→ **Collected data**

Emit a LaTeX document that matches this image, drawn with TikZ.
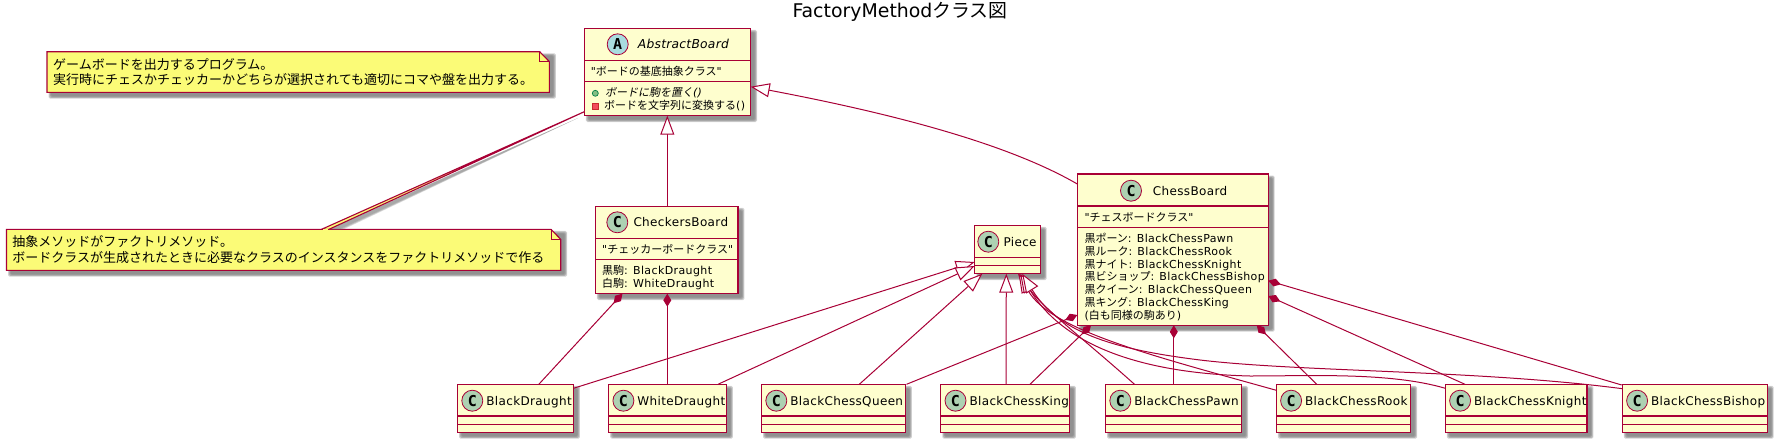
\documentclass[tikz,border=0pt]{standalone}
\usepackage{fontspec}
\setmainfont{DejaVu Sans}
\newfontfamily\jpf{Noto Sans CJK JP}
\newfontfamily\jpif[FakeSlant=0.2]{Noto Sans CJK JP}
\newfontfamily\latm[LetterSpace=3.5]{DejaVu Sans}
\newfontfamily\latn[LetterSpace=3]{DejaVu Sans}
\newfontfamily\latni[LetterSpace=2]{DejaVu Sans Oblique}
\newfontfamily\monob{DejaVu Sans Mono Bold}
\usetikzlibrary{arrows.meta,calc}
\definecolor{bord}{HTML}{A80036}
\definecolor{cfill}{HTML}{FEFECE}
\definecolor{nfill}{HTML}{FBFB77}
\definecolor{cgreen}{HTML}{ADD1B2}
\definecolor{ablue}{HTML}{A9DCDF}
\tikzset{
  klass/.style={draw=bord,fill=cfill,line width=1.5pt,rectangle,inner sep=0pt,outer sep=0pt,anchor=north west},
  sepline/.style={draw=bord,line width=1.2pt},
  badge/.style={circle,draw=bord,line width=0.8pt,minimum size=21pt,inner sep=0pt,font=\fontsize{15}{15}\selectfont\monob},
  cname/.style={inner sep=0pt,anchor=base west,font=\fontsize{12}{14}\selectfont\latn},
  cmem/.style={inner sep=0pt,anchor=base west,font=\fontsize{11}{13}\selectfont\latm},
  ntext/.style={inner sep=0pt,anchor=base west,font=\fontsize{13}{15}\selectfont\jpf},
  link/.style={draw=bord,line width=1pt},
  inh/.style={link,-{Triangle[length=19pt,width=14pt,fill=white,line width=1pt]}},
  comp/.style={link,{Diamond[length=13pt,width=8pt,fill=bord]}-},
  notepoly/.style={draw=bord,fill=nfill,line width=1.1pt,line join=miter}
}
\newcommand\jp[1]{{\jpf #1}}
\newcommand\softshadow[4]{%
  \foreach \g in {2.4,1.6,0.8,0}{%
    \fill[black!55,opacity=0.32,rounded corners=1.5pt] ({#1+4-\g},{#2+4-\g}) rectangle ({#3+4+\g},{#4+4+\g});}}
\newcommand\klassbox[5]{%
  \softshadow{#2}{#3}{#4}{#5}%
  \pgfmathsetmacro\kw{#4-#2}\pgfmathsetmacro\kh{#5-#3}%
  \node[klass,minimum width=\kw pt,minimum height=\kh pt] (#1) at (#2,#3) {};}
\newcommand\leafclass[4]{% name, x1, x2, text
  \klassbox{#1}{#2}{384.3}{#3}{432.3}%
  \draw[sepline] (#2,416) -- (#3,416);
  \draw[sepline] (#2,424.3) -- (#3,424.3);
  \node[badge,fill=cgreen] (#1-b) at ({#2+14.8},400.7) {C};
  \node[cname] (#1-t) at ({#2+28.6},405) {#4};}
\newcommand\notebox[5]{% name,x1,y1,x2,y2
  \softshadow{#2}{#3}{#4}{#5}%
  \path[notepoly] (#2,#3) -- ({#4-9.7},#3) -- (#4,{#3+10}) -- (#4,#5) -- (#2,#5) -- cycle;
  \draw[bord,line width=1pt] ({#4-9.7},#3) -- ({#4-9.7},{#3+10}) -- (#4,{#3+10});
  \pgfmathsetmacro\kw{#4-#2}\pgfmathsetmacro\kh{#5-#3}%
  \node[rectangle,inner sep=0pt,outer sep=0pt,anchor=north west,minimum width=\kw pt,minimum height=\kh pt] (#1) at (#2,#3) {};}
\begin{document}
\begin{tikzpicture}[x=1pt,y=-1pt]
\useasboundingbox (0,0) rectangle (1777,442);

\node[inner sep=0pt,anchor=base west,font=\fontsize{18.9}{20}\selectfont] (title) at (792.3,17) {FactoryMethod\jp{クラス図}};

% notes
\notebox{n1}{47}{51.7}{549.4}{92.3}
\node[ntext] (n1a) at (53,69.5) {ゲームボードを出力するプログラム。};
\node[ntext] (n1b) at (53,84.8) {実行時にチェスかチェッカーかどちらが選択されても適切にコマや盤を出力する。};
\notebox{n2}{6.5}{229.3}{560.7}{270.3}
\node[ntext] (n2a) at (12.2,246.8) {抽象メソッドがファクトリメソッド。};
\node[ntext] (n2b) at (12.2,262.2) {ボードクラスが生成されたときに必要なクラスのインスタンスをファクトリメソッドで作る};

% note connector with its shadow
\foreach \g in {2,1,0}{%
  \fill[black!55,opacity=0.28] (578,118) -- ($(n2.north)+({46-\g},0)$) -- ($(n2.north)+({56+2*\g},0)$) -- cycle;}

% abstract board
\klassbox{abs}{584.3}{28.3}{750.7}{115.7}
\draw[sepline] (584.3,60.7) -- (750.7,60.7);
\draw[sepline] (584.3,81.3) -- (750.7,81.3);
\node[badge,fill=ablue] (abs-b) at (617.7,44.3) {A};
\node[cname,font=\fontsize{12.3}{14}\selectfont\latni] (abs-t) at (637.7,48.8) {AbstractBoard};
\node[cmem] (abs-m0) at (590.7,75.7) {"\jp{ボードの基底抽象クラス}"};
\node[circle,draw={rgb,255:red,3;green,128;blue,72},fill={rgb,255:red,132;green,190;blue,132},line width=0.7pt,minimum size=6pt,inner sep=0pt] (abs-i1) at (595.3,93.3) {};
\node[cmem] (abs-m1) at (605,96.3) {{\jpif ボードに駒を置く}{\latni ()}};
\node[rectangle,draw={rgb,255:red,200;green,41;blue,48},fill={rgb,255:red,242;green,77;blue,92},line width=0.7pt,minimum size=6pt,inner sep=0pt] (abs-i2) at (595.3,106.2) {};
\node[cmem] (abs-m2) at (604,109.8) {\jp{ボードを文字列に変換する}()};

% checkers board
\klassbox{chk}{595.3}{206.3}{738}{293.7}
\draw[sepline] (595.3,238.3) -- (738,238.3);
\draw[sepline] (595.3,259.3) -- (738,259.3);
\node[badge,fill=cgreen] (chk-b) at (617.3,222.3) {C};
\node[cname] (chk-t) at (633.3,226.7) {CheckersBoard};
\node[cmem] (chk-m0) at (602,253.3) {"\jp{チェッカーボードクラス}"};
\node[cmem] (chk-m1) at (602,274) {\jp{黒駒}: BlackDraught};
\node[cmem] (chk-m2) at (602,287.3) {\jp{白駒}: WhiteDraught};

% chess board
\klassbox{chs}{1077.3}{174}{1268.3}{325.3}
\draw[sepline] (1077.3,206) -- (1268.3,206);
\draw[sepline] (1077.3,227.3) -- (1268.3,227.3);
\node[badge,fill=cgreen] (chs-b) at (1131,190.7) {C};
\node[cname] (chs-t) at (1152.7,195.2) {ChessBoard};
\node[cmem] (chs-m0) at (1084.3,221.3) {"\jp{チェスボードクラス}"};
\node[cmem] (chs-m1) at (1084.3,242.3) {\jp{黒ポーン}: BlackChessPawn};
\node[cmem] (chs-m2) at (1084.3,255) {\jp{黒ルーク}: BlackChessRook};
\node[cmem] (chs-m3) at (1084.3,268) {\jp{黒ナイト}: BlackChessKnight};
\node[cmem] (chs-m4) at (1084.3,280.3) {\jp{黒ビショップ}: BlackChessBishop};
\node[cmem] (chs-m5) at (1084.3,293.3) {\jp{黒クイーン}: BlackChessQueen};
\node[cmem] (chs-m6) at (1084.3,306.3) {\jp{黒キング}: BlackChessKing};
\node[cmem] (chs-m7) at (1084.3,319.5) {(\jp{白も同様の駒あり})};

% piece
\klassbox{pc}{974.7}{225.3}{1040.3}{273.7}
\draw[sepline] (974.7,257.3) -- (1040.3,257.3);
\draw[sepline] (974.7,265.3) -- (1040.3,265.3);
\node[badge,fill=cgreen] (pc-b) at (988.3,241.7) {C};
\node[cname] (pc-t) at (1003.3,246.2) {Piece};

% leaves
\leafclass{bd}{457.5}{573.5}{BlackDraught}
\leafclass{wd}{608.6}{726.5}{WhiteDraught}
\leafclass{bq}{761.5}{905.5}{BlackChessQueen}
\leafclass{bk}{940.7}{1069.5}{BlackChessKing}
\leafclass{bp}{1105.5}{1241.7}{BlackChessPawn}
\leafclass{br}{1276.3}{1410.7}{BlackChessRook}
\leafclass{bn}{1445.3}{1587}{BlackChessKnight}
\leafclass{bb}{1622.3}{1767.3}{BlackChessBishop}

% note connector
\path[notepoly] ($(abs.south west)+(0,-4)$) -- ($(n2.north)+(38,0)$) -- ($(n2.north)+(45.4,0)$) -- cycle;
\fill[nfill] ($(n2.north)+(39,0)$) rectangle ($(n2.north)+(44.4,1.1)$);

% inheritance
\draw[inh] ($(chk.north west)+(72,0)$) -- ($(abs.south west)+(83,0)$);
\draw[inh] ($(chs.north west)+(0,10)$) .. controls (1010,145) and (900,115) .. ($(abs.north east)+(0,58.4)$);
\draw[inh] ($(bd.north east)+(0,4)$) -- ($(pc.north west)+(0,36.7)$);
\draw[inh] ($(wd.north east)+(-8.5,0)$) -- ($(pc.north west)+(0,40.7)$);
\draw[inh] ($(bq.north west)+(97.8,0)$) -- ($(pc.south west)+(7.6,0)$);
\draw[inh] ($(bk.north west)+(65.3,0)$) -- ($(pc.south west)+(31.6,0)$);
\draw[inh] ($(bp.north west)+(29,0)$) .. controls (1085,340) and (1045,310) .. ($(pc.south west)+(43.3,0)$);
\draw[inh] ($(br.north west)+(0,6)$) .. controls (1150,355) and (1050,330) .. ($(pc.south west)+(44,0)$);
\draw[inh] ($(bn.north west)+(0,4)$) .. controls (1390,372) and (1310,376) .. (1250,376) .. controls (1130,373) and (1060,340) .. ($(pc.south west)+(45.5,0)$);
\draw[inh] ($(bb.north west)+(0,4.4)$) .. controls (1480,370) and (1300,372) .. (1200,360) .. controls (1120,350) and (1060,335) .. ($(pc.south west)+(47.5,0)$);

% composition
\draw[comp] ($(chk.south west)+(27.1,0)$) -- ($(bd.north west)+(81.3,0)$);
\draw[comp] ($(chk.south west)+(72,0)$) -- ($(wd.north west)+(58.7,0)$);
\draw[comp] ($(chs.north west)+(0,141)$) -- ($(bq.north east)+(1,0)$);
\draw[comp] ($(chs.south west)+(13.7,0)$) -- ($(bk.north west)+(89.3,0)$);
\draw[comp] ($(chs.south west)+(96.5,0)$) -- ($(bp.north west)+(68.3,0)$);
\draw[comp] ($(chs.south east)+(-11.6,0)$) -- ($(br.north west)+(40.4,0)$);
\draw[comp] ($(chs.north east)+(0,122)$) -- ($(bn.north west)+(19.7,0)$);
\draw[comp] ($(chs.north east)+(0,106.7)$) -- ($(bb.north west)+(-0.6,0.7)$);
\end{tikzpicture}
\end{document}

→ **Given problem**
Search the lines above for the string "with" and copy each line that has it.

→ **Full response**
Emit a LaTeX document that matches this image, drawn with TikZ.
% note connector with its shadow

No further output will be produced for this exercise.